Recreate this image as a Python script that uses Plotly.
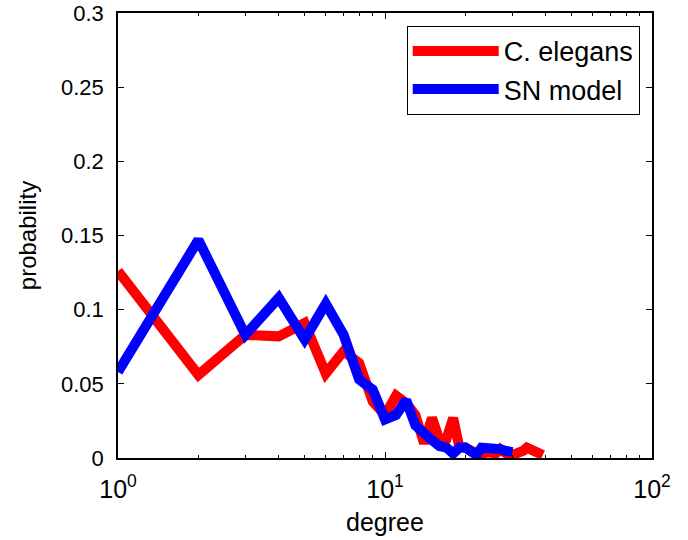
import plotly.graph_objects as go

# C. elegans degree distribution
elegans_k = list(range(1, 40))
elegans_p = [0.126, 0.056, 0.083, 0.082, 0.091, 0.057, 0.072, 0.064, 0.038, 0.029,
             0.042, 0.037, 0.029, 0.010, 0.027, 0.012, 0.013, 0.027, 0.007, 0.007,
             0.005, 0.004, 0.002, 0.004, 0.003, 0.003, 0.006, 0.003, 0.002, 0.002,
             0.003, 0.003, 0.005, 0.007, 0.006, 0.005, 0.004, 0.003, 0.002]

# SN model degree distribution
sn_k = list(range(1, 31))
sn_p = [0.058, 0.147, 0.083, 0.108, 0.080, 0.104, 0.083, 0.053, 0.046, 0.026,
        0.029, 0.039, 0.022, 0.016, 0.012, 0.008, 0.007, 0.003, 0.007, 0.007,
        0.005, 0.002, 0.007, 0.007, 0.007, 0.006, 0.006, 0.005, 0.004, 0.004]

x_tickvals = [1, 10, 100]
x_ticktext = ["10<sup>0</sup>", "10<sup>1</sup>", "10<sup>2</sup>"]
x_minor = [2, 3, 4, 5, 6, 7, 8, 9, 20, 30, 40, 50, 60, 70, 80, 90]
y_tickvals = [0, 0.05, 0.1, 0.15, 0.2, 0.25, 0.3]
y_ticktext = ["0", "0.05", "0.1", "0.15", "0.2", "0.25", "0.3"]

font = "Liberation Sans, Arial, sans-serif"

fig = go.Figure()
fig.add_trace(go.Scatter(x=elegans_k, y=elegans_p, mode="lines", name="C. elegans",
                         line=dict(color="#ff0000", width=10)))
fig.add_trace(go.Scatter(x=sn_k, y=sn_p, mode="lines", name="SN model",
                         line=dict(color="#0000ff", width=10)))

fig.update_layout(
    width=688, height=540,
    margin=dict(l=118, r=36, t=13, b=82, autoexpand=False),
    paper_bgcolor="white", plot_bgcolor="white",
    font=dict(family=font, size=22, color="black"),
    showlegend=True,
    legend=dict(x=0.977, y=0.971, xanchor="right", yanchor="top",
                bgcolor="white", bordercolor="black", borderwidth=1,
                font=dict(family=font, size=27, color="black"),
                tracegroupgap=0, itemwidth=86),
    xaxis=dict(type="log", range=[0, 2], tickvals=x_tickvals, ticktext=x_ticktext,
               ticks="inside", ticklen=6, tickwidth=1, tickcolor="black",
               showline=True, linecolor="black", linewidth=1.5, mirror="ticks",
               showgrid=False, zeroline=False, automargin=False,
               tickfont=dict(family=font, size=25, color="black"),
               ticklabelstandoff=8,
               minor=dict(tickvals=x_minor, ticks="inside", ticklen=3,
                          tickcolor="black", showgrid=False),
               title=dict(text="degree", font=dict(family=font, size=25, color="black"),
                          standoff=12)),
    yaxis=dict(range=[0, 0.3], tickvals=y_tickvals, ticktext=y_ticktext,
               ticks="inside", ticklen=6, tickwidth=1, tickcolor="black",
               showline=True, linecolor="black", linewidth=1.5, mirror="ticks",
               showgrid=False, zeroline=False, automargin=False,
               tickfont=dict(family=font, size=22, color="black"),
               ticklabelstandoff=8,
               title=dict(text="probability", font=dict(family=font, size=24, color="black"),
                          standoff=18)),
)

fig.write_html("out.html", config={"displayModeBar": False},
               post_script="document.body.style.margin='0';document.body.style.overflow='hidden';")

*-*-*

Exercise description
Produce an exact copy of each line of data, skipping embedded images.

Final answer
Recreate this image as a Python script that uses Plotly.
import plotly.graph_objects as go

# C. elegans degree distribution
elegans_k = list(range(1, 40))
elegans_p = [0.126, 0.056, 0.083, 0.082, 0.091, 0.057, 0.072, 0.064, 0.038, 0.029,
             0.042, 0.037, 0.029, 0.010, 0.027, 0.012, 0.013, 0.027, 0.007, 0.007,
             0.005, 0.004, 0.002, 0.004, 0.003, 0.003, 0.006, 0.003, 0.002, 0.002,
             0.003, 0.003, 0.005, 0.007, 0.006, 0.005, 0.004, 0.003, 0.002]

# SN model degree distribution
sn_k = list(range(1, 31))
sn_p = [0.058, 0.147, 0.083, 0.108, 0.080, 0.104, 0.083, 0.053, 0.046, 0.026,
        0.029, 0.039, 0.022, 0.016, 0.012, 0.008, 0.007, 0.003, 0.007, 0.007,
        0.005, 0.002, 0.007, 0.007, 0.007, 0.006, 0.006, 0.005, 0.004, 0.004]

x_tickvals = [1, 10, 100]
x_ticktext = ["10<sup>0</sup>", "10<sup>1</sup>", "10<sup>2</sup>"]
x_minor = [2, 3, 4, 5, 6, 7, 8, 9, 20, 30, 40, 50, 60, 70, 80, 90]
y_tickvals = [0, 0.05, 0.1, 0.15, 0.2, 0.25, 0.3]
y_ticktext = ["0", "0.05", "0.1", "0.15", "0.2", "0.25", "0.3"]

font = "Liberation Sans, Arial, sans-serif"

fig = go.Figure()
fig.add_trace(go.Scatter(x=elegans_k, y=elegans_p, mode="lines", name="C. elegans",
                         line=dict(color="#ff0000", width=10)))
fig.add_trace(go.Scatter(x=sn_k, y=sn_p, mode="lines", name="SN model",
                         line=dict(color="#0000ff", width=10)))

fig.update_layout(
    width=688, height=540,
    margin=dict(l=118, r=36, t=13, b=82, autoexpand=False),
    paper_bgcolor="white", plot_bgcolor="white",
    font=dict(family=font, size=22, color="black"),
    showlegend=True,
    legend=dict(x=0.977, y=0.971, xanchor="right", yanchor="top",
                bgcolor="white", bordercolor="black", borderwidth=1,
                font=dict(family=font, size=27, color="black"),
                tracegroupgap=0, itemwidth=86),
    xaxis=dict(type="log", range=[0, 2], tickvals=x_tickvals, ticktext=x_ticktext,
               ticks="inside", ticklen=6, tickwidth=1, tickcolor="black",
               showline=True, linecolor="black", linewidth=1.5, mirror="ticks",
               showgrid=False, zeroline=False, automargin=False,
               tickfont=dict(family=font, size=25, color="black"),
               ticklabelstandoff=8,
               minor=dict(tickvals=x_minor, ticks="inside", ticklen=3,
                          tickcolor="black", showgrid=False),
               title=dict(text="degree", font=dict(family=font, size=25, color="black"),
                          standoff=12)),
    yaxis=dict(range=[0, 0.3], tickvals=y_tickvals, ticktext=y_ticktext,
               ticks="inside", ticklen=6, tickwidth=1, tickcolor="black",
               showline=True, linecolor="black", linewidth=1.5, mirror="ticks",
               showgrid=False, zeroline=False, automargin=False,
               tickfont=dict(family=font, size=22, color="black"),
               ticklabelstandoff=8,
               title=dict(text="probability", font=dict(family=font, size=24, color="black"),
                          standoff=18)),
)

fig.write_html("out.html", config={"displayModeBar": False},
               post_script="document.body.style.margin='0';document.body.style.overflow='hidden';")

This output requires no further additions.